Aussi, mon rapport à un film de tel réalisateur, comme à n’importe quel film de n’importe quel autre réalisateur, dépasse le niveau de consommation d’un produit anodin, à celui d’un échange indirect, à travers ce film, avec cet autre réalisateur ayant une vision, une conception et des choix cinématographiques différents des miens propres, et peut-être même à l’opposé des miens. Et justement la richesse de chaque cinéma national est dans sa diversité. Si nous nous mettons à faire tous le remake du même film, dans le même style, suivant la même esthétique, nous finirons par tuer notre cinéma. En plus, chaque film a nécessairement son public, qui lui a parfaitement la latitude et le droit de l’aimer plus au moins, ou de le détester carrément. Mais regarder un film, ne demeure-t-il pas un choix libre et personnel ?

Donc, j’estime que tout « professionnel de la profession », qu’il soit réalisateur/producteur, comédien/acteur, technicien…, a un devoir de respect, et peut-être aussi de défense, envers tout film marocain, en dehors du fait qu’il l’aime personnellement ou pas. Pour la simple raison qu’en dénigrant le film d’un autre on se dénigrerait soi-même, discréditant la profession et portant atteinte à tout le secteur.
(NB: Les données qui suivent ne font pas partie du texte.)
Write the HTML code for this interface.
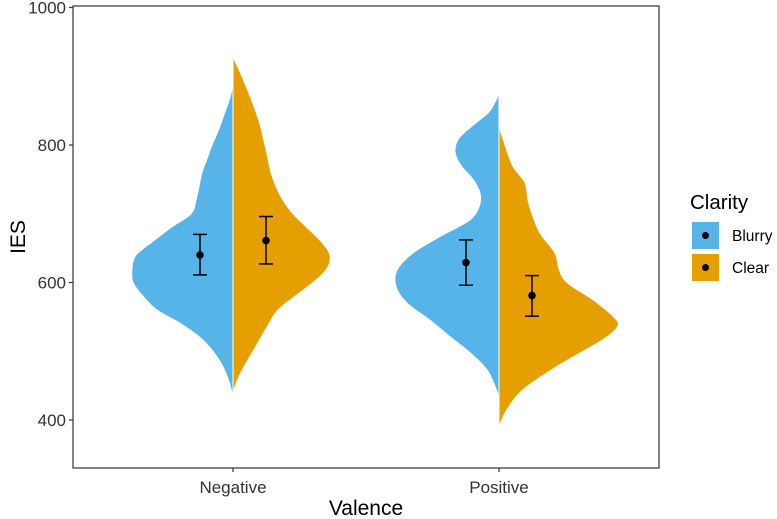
<!DOCTYPE html>
<html><head><meta charset="utf-8"><style>
body{margin:0;background:#fff}
svg{display:block;font-family:"Liberation Sans",Arial,sans-serif}
</style></head><body>
<svg id="chart" width="777" height="519" viewBox="0 0 777 519"></svg>
<script>
const categories=["Negative","Positive"];
const groups=["Blurry","Clear"];
const yTicks=[400,600,800,1000];
// density profiles: [IES value, half-width density]
const negBlurry=[[435,0],[440,0.01],[460,0.05],[480,0.11],[500,0.2],[520,0.33],[540,0.52],[560,0.76],[580,0.9],[600,1.0],[620,1.01],[640,0.97],[660,0.8],[680,0.62],[700,0.42],[720,0.37],[740,0.34],[760,0.31],[780,0.26],[800,0.21],[820,0.15],[840,0.1],[860,0.05],[875,0.02],[890,0]];
const negClear=[[440,0],[460,0.05],[480,0.12],[500,0.2],[520,0.28],[540,0.36],[560,0.45],[580,0.62],[600,0.8],[620,0.94],[640,0.97],[660,0.88],[680,0.74],[700,0.6],[720,0.5],[740,0.43],[760,0.38],[780,0.35],[800,0.32],[830,0.27],[860,0.2],[900,0.09],[928,0]];
const posBlurry=[[432,0],[449,0.04],[473,0.12],[498,0.29],[521,0.49],[545,0.69],[570,0.92],[594,1.03],[618,1.02],[643,0.86],[667,0.59],[690,0.3],[710,0.2],[730,0.19],[750,0.26],[770,0.38],[790,0.44],[810,0.4],[830,0.25],[850,0.09],[875,0]];
const posClear=[[390,0],[415,0.08],[444,0.24],[478,0.58],[517,1.04],[537,1.19],[551,1.14],[575,0.94],[600,0.68],[620,0.6],[643,0.56],[672,0.41],[700,0.33],[720,0.29],[745,0.26],[769,0.14],[800,0.06],[828,0]];
const means=[[640,661],[629,581]];
const lows=[[611,627],[596,551]];
const highs=[[670,696],[662,610]];

const NS="http://www.w3.org/2000/svg";
const svg=document.getElementById("chart");
const L=73,R=659,T=6,B=468;
const yS=v=>282.5-(v-600)*0.6875;
const xS=i=>233+i*266;
const wS=d=>d*100;
const colors=["#56B4E9","#E69F00"];
function el(t,a,p){const e=document.createElementNS(NS,t);for(const k in a)e.setAttribute(k,a[k]);(p||svg).appendChild(e);return e;}
function txt(s,a){const e=el("text",a);e.textContent=s;return e;}
function smooth(pts){let d="M"+pts[0][0]+","+pts[0][1];for(let i=0;i<pts.length-1;i++){const p0=pts[Math.max(0,i-1)],p1=pts[i],p2=pts[i+1],p3=pts[Math.min(pts.length-1,i+2)];const c1=[p1[0]+(p2[0]-p0[0])/6,p1[1]+(p2[1]-p0[1])/6],c2=[p2[0]-(p3[0]-p1[0])/6,p2[1]-(p3[1]-p1[1])/6];d+=`C${c1[0]},${c1[1]} ${c2[0]},${c2[1]} ${p2[0]},${p2[1]}`;}return d;}
const profiles=[[negBlurry,negClear],[posBlurry,posClear]];
profiles.forEach((pair,ci)=>{pair.forEach((prof,gi)=>{
  const cx=xS(ci),s=gi===0?-1:1;
  const pts=prof.map(p=>[cx+s*wS(p[1]),yS(p[0])]);
  const d=smooth(pts)+`L${cx},${yS(prof[prof.length-1][0])}L${cx},${yS(prof[0][0])}Z`;
  const v=el("path",{d:d,fill:colors[gi],stroke:"#fff","stroke-width":1});
  
  
});});
means.forEach((row,ci)=>{row.forEach((m,gi)=>{
  const x=xS(ci)+(gi===0?-33:33);
  const g=el("g",{stroke:"#000","stroke-width":1.5});
  
  
  el("line",{x1:x,x2:x,y1:yS(lows[ci][gi]),y2:yS(highs[ci][gi])},g);
  el("line",{x1:x-7,x2:x+7,y1:yS(lows[ci][gi]),y2:yS(lows[ci][gi])},g);
  el("line",{x1:x-7,x2:x+7,y1:yS(highs[ci][gi]),y2:yS(highs[ci][gi])},g);
  const c=el("circle",{cx:x,cy:yS(m),r:3.8,fill:"#000"});
  
  
});});
const frame=el("rect",{x:L,y:T,width:R-L,height:B-T,fill:"none",stroke:"#333","stroke-width":1.2});


yTicks.forEach(v=>{
  el("line",{x1:L-4,x2:L,y1:yS(v),y2:yS(v),stroke:"#333","stroke-width":1.2});
  const t=txt(v,{x:L-7,y:yS(v)+6,"text-anchor":"end","font-size":17,fill:"#333"});
  
  
});
categories.forEach((c,i)=>{
  el("line",{x1:xS(i),x2:xS(i),y1:B,y2:B+4,stroke:"#333","stroke-width":1.2});
  const t=txt(c,{x:xS(i),y:B+25,"text-anchor":"middle","font-size":17,fill:"#333"});
  
  
});
</script>
<script>
(function(){
const svg=document.getElementById("chart");
svg.insertAdjacentHTML("beforeend",`
<text x="0" y="0" transform="translate(25,237) rotate(-90)" text-anchor="middle" font-size="21" fill="#000">IES</text>
<text x="366" y="515" text-anchor="middle" font-size="21" fill="#000">Valence</text>
<g>
<text x="690" y="209" font-size="20.5" fill="#000">Clarity</text>
<rect x="692" y="222" width="27" height="27" fill="#56B4E9"/>
<circle cx="705.5" cy="235.5" r="3.5" fill="#000"/>
<rect x="692" y="254" width="27" height="27" fill="#E69F00"/>
<circle cx="705.5" cy="267.5" r="3.5" fill="#000"/>
<text x="732" y="241" font-size="15.5" fill="#000">Blurry</text>
<text x="732" y="273" font-size="15.5" fill="#000">Clear</text>
</g>`);
})();
</script>
</body></html>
Déjà notre cinéma fait face, depuis plus de dix ans, à des coups durs qui ont fini par l’asphyxier : une direction de tutelle qui a opté pour une gestion anti-démocratique du secteur, marginalisant et excluant les professionnels, instaurant une politique basée sur le copinage, le favoritisme et la corruption ; des télévisions nationales qui refusent de respecter les cahiers de charges qui instituent la participation à la production des films nationaux ; un parc national de salles de ciném de plus en plus réduit à une peau de chagrin et qui risque de disparaître complètement ; un secteur qui s’enlise davantage dans une crise structurelle paraissant de plus en plus sans issue alors que le ministère de tutelle est totalement absent, semblant vouloir délibérément laisser pourrir la situation, notamment en s’abstinant de lancer l’appel à candidature pour la nomination d’un nouveau directeur du Centre Cinématographique Marocain conformément à la réglementation en vigueur (la direction du CCM est en situation d’une perpétuelle reconduction provisoire d’un directeur intérimaire depuis plus d’une année !... La liste des déboires du cinéma national est bien longue. Et les polémiques stériles entre les “professionnels de la profession“ ne feront qu’aggraver la crise du secteur.

Bref, notre cinéma risque l’asphyxie à court terme si la politique actuelle, qui semble justement viser sa mort clinique, continue. Alors, donnons-lui solidairement de quoi respirer un air plus frais au lieu de l’enliser davantage par nos futiles polémiques et nos petits calculs personnels.